FOIA Development in D.C. Circuit: New Defenses Against Disclosing Line Item Pricing to Competitors


Lesson: Contractors seeking to protect their CLIN pricing from disclosure to competitors under FOIA should cite McDonnell Douglas in opposition, and should be sure to make a complete record of their grounds at the administrative level. This decision offers contractors a roadmap of how to protect their line item and unit pricing.


In the latter half of 2004 the D.C. Circuit issued a decision rejecting a government assertion that a contractor’s line item and unit pricing could routinely be disclosed under the Freedom of Information Act (FOIA). It did allow disclosure of total contract price and of hourly labor rates for extra work.


In McDonnell Douglas v. Dep’t of the Air Force, 375 F.3d 1182 (D.C. Cir. 2004), the Circuit Court held that McDonnell Douglas’s option year prices and vendor contract line item number (CLIN) prices under its Air Force contract for maintenance and repair of the KC-10 and KDC-10 aircraft should not be released to its competitor Lockheed Martin under FOIA. It did uphold disclosure of certain other limited McDonnell Douglas CLIN prices.

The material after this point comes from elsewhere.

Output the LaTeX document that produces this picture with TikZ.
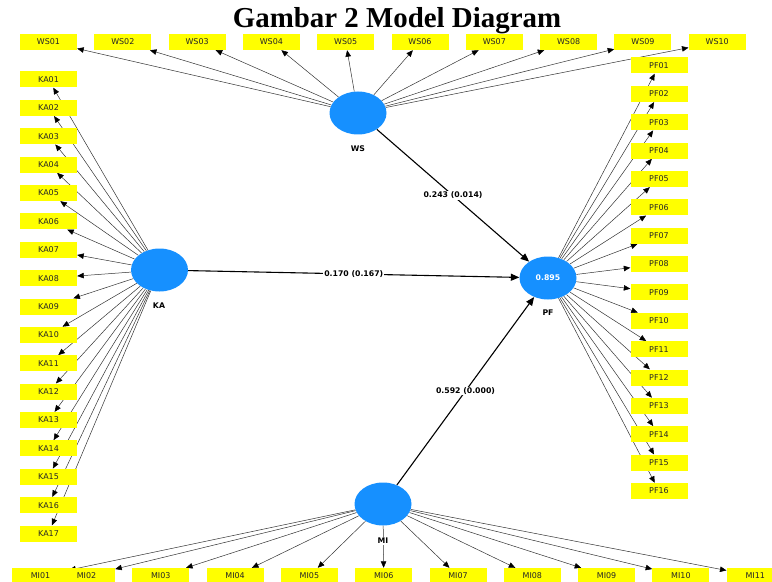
\documentclass[tikz,border=0pt]{standalone}
\usepackage{fontspec}
\setmainfont{Liberation Serif}
\setsansfont{DejaVu Sans}
\usetikzlibrary{shapes.geometric,arrows.meta,backgrounds}
\definecolor{lvblue}{RGB}{22,144,255}
\definecolor{lvyellow}{RGB}{255,255,0}
\definecolor{lvline}{RGB}{50,50,50}
\tikzset{
 ind/.style={rectangle,fill=lvyellow,minimum width=57bp,minimum height=16bp,inner sep=0pt,font=\sffamily\fontsize{8}{9}\selectfont,text=black!85},
 lv/.style={ellipse,fill=lvblue,minimum width=57bp,minimum height=43bp,inner sep=0pt},
 lvname/.style={font=\sffamily\bfseries\fontsize{7.8}{9}\selectfont,inner sep=1bp},
 meas/.style={draw=lvline,line width=0.5bp,-{Triangle[length=6.5bp,width=5.5bp,color=black]}},
 struct/.style={draw=black,line width=1.1bp,-{Triangle[length=8.5bp,width=7bp]}},
 coef/.style={font=\sffamily\bfseries\fontsize{7.8}{9}\selectfont,fill=white,inner sep=1bp},
}
\begin{document}
\begin{tikzpicture}[x=1bp,y=-1bp]
\useasboundingbox (0,0) rectangle (772,582);
\node[font=\bfseries\fontsize{29}{30}\selectfont,anchor=base,inner sep=0pt] (title) at (397,28) {Gambar 2 Model Diagram};
% latent variables
\node[lv] (WS) at (358,113) {};
\node[lv] (KA) at (159.5,270) {};
\node[lv,text=white,font=\sffamily\bfseries\fontsize{7.8}{9}\selectfont] (PF) at (548,278) {0.895};
\node[lv] (MI) at (383,504) {};
\node[lvname] (WSlab) at (358,149) {WS};
\node[lvname] (KAlab) at (159,306) {KA};
\node[lvname] (PFlab) at (548,313) {PF};
% indicators
\foreach \n [count=\i from 0] in {01,02,03,04,05,06,07,08,09,10}
  \node[ind] (WS\n) at ({48.5+74.3*\i},42) {WS\n};
\foreach \n [count=\i from 0] in {01,02,03,04,05,06,07,08,09,10,11,12,13,14,15,16,17}
  \node[ind] (KA\n) at (48.5,{79.5+28.375*\i}) {KA\n};
\foreach \n [count=\i from 0] in {01,02,03,04,05,06,07,08,09,10,11,12,13,14,15,16}
  \node[ind] (PF\n) at (659,{65.5+28.37*\i}) {PF\n};
\node[ind] (MI01) at (40.5,576) {MI01};
\foreach \n [count=\i from 0] in {02,03,04,05,06,07,08,09,10,11}
  \node[ind] (MI\n) at ({86.5+74.3*\i},576) {MI\n};
\node[lvname,fill=white] (MIlab) at (383,541) {MI};
% connectors
\begin{scope}[on background layer]
\foreach \n in {01,02,03,04,05,06,07,08,09,10}
  \draw[meas] (WS) -- (WS\n);
\foreach \n in {01,02,03,04,05,06,07,08,09,10,11,12,13,14,15,16,17}
  \draw[meas] (KA) -- (KA\n);
\foreach \n in {01,02,03,04,05,06,07,08,09,10,11,12,13,14,15,16}
  \draw[meas] (PF) -- (PF\n);
\foreach \n in {01,02,03,04,05,06,07,08,09,10,11}
  \draw[meas] (MI) -- (MI\n);
\draw[struct] (WS) -- node[coef,pos=0.5] {0.243 (0.014)} (PF);
\draw[struct] (KA) -- node[coef,pos=0.5] {0.170 (0.167)} (PF);
\draw[struct] (MI) -- node[coef,pos=0.5] {0.592 (0.000)} (PF);
\end{scope}
\end{tikzpicture}
\end{document}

McDonnell Douglas maintained that the option year prices and vendor pricing CLIN fell within FOIA Exemption 4, which exempts from disclosure "trade secrets and commercial or financial information obtained from a person and privileged or confidential." 5 U.S.C. § 552(b)(4). The court reiterated the standard it had previously articulated in National Parks & Conservation Ass’n v. Morton, 498 F.2d 765 (D.C. Cir. 1974) that pricing information is "confidential" and therefore within the scope of Exemption 4, if its disclosure is "likely…to cause substantial harm to the competitive position of the person from whom the information was obtained."


The Air Force argued that release of option year prices was not likely to cause substantial competitive harm to McDonnell Douglas in the event that the Air Force decided to re-bid the contract rather than exercise the options. It claimed that in such circumstances, the new bid price "would be only one of several evaluation factors for award" of a new "best value" contract. The court rejected this argument and found with respect to option year prices that McDonnell Douglas had met the Exemption 4 standard:


“Simply put, release of the option year prices in the present contract would likely cause McDonnell Douglas substantial competitive harm because it would significantly increase the probability McDonnell Douglas's competitors would underbid it in the event the Air Force rebids the contract. [citation: substantial competitive harm likely where disclosure "would allow competitors to estimate, and undercut, its bids"]. Because price is the only objective, or at least readily quantified, criterion among the six criteria for awarding government contracts, submitting the lowest price is surely the most straightforward way for a competitor to show its bid is superior. . . . We conclude disclosure of McDonnell Douglas's option year prices would likely cause McDonnell Douglas substantial competitive harm by informing the bids of its rivals in the event the contract is rebid. []Consequently, the option year prices fall within the scope of Exemption 4, and the decision of the Air Force to release them was contrary to law.” Id. at 1189-90.


The court also found that release of the prices associated with certain CLINs composed predominantly of the costs of materials and services McDonnell Douglas procures from vendors also fell within Exemption 4. The court agreed with McDonnell Douglas’s argument that because Lockheed Martin had probably gotten quotes from the same vendors at the same or similar prices offered to McDonnell Douglas, release of the CLIN prices would allow Lockheed Martin to determine the McDonnell Douglas mark-up for these items and services. On the other hand, the court was not persuaded that release of hourly labor rates for certain maintenance and repair work would likely cause McDonnell Douglas harm.


This decision could have the effect of broadly protecting line-item prices from disclosure. The dissent characterized the majority’s opinion as coming “perilously close to a per se rule that line-item prices … may never be revealed to the public through a [FOIA] request." It accused the majority of "stand[ing] the burden of proof on its head," in essence requiring the Air Force to prove that no harm would come from a disclosure rather than placing the burden on McDonnell Douglas to demonstrate that such harm was likely.


The decision is persuasive precedent, although not binding, in other circuits such as the 9th Circuit on the West Coast.


A cautionary note regarding procedural matters: The court refused to consider arguments by either McDonnell Douglas or the Air Force that were not advanced in the initial FOIA proceedings at the administrative level. Many key arguments raised later in the proceedings were therefore ignored. This emphasizes the importance of including in the administrative record a comprehensive presentation of all specific facts and theories relating to claimed exemptions and likely competitive harm.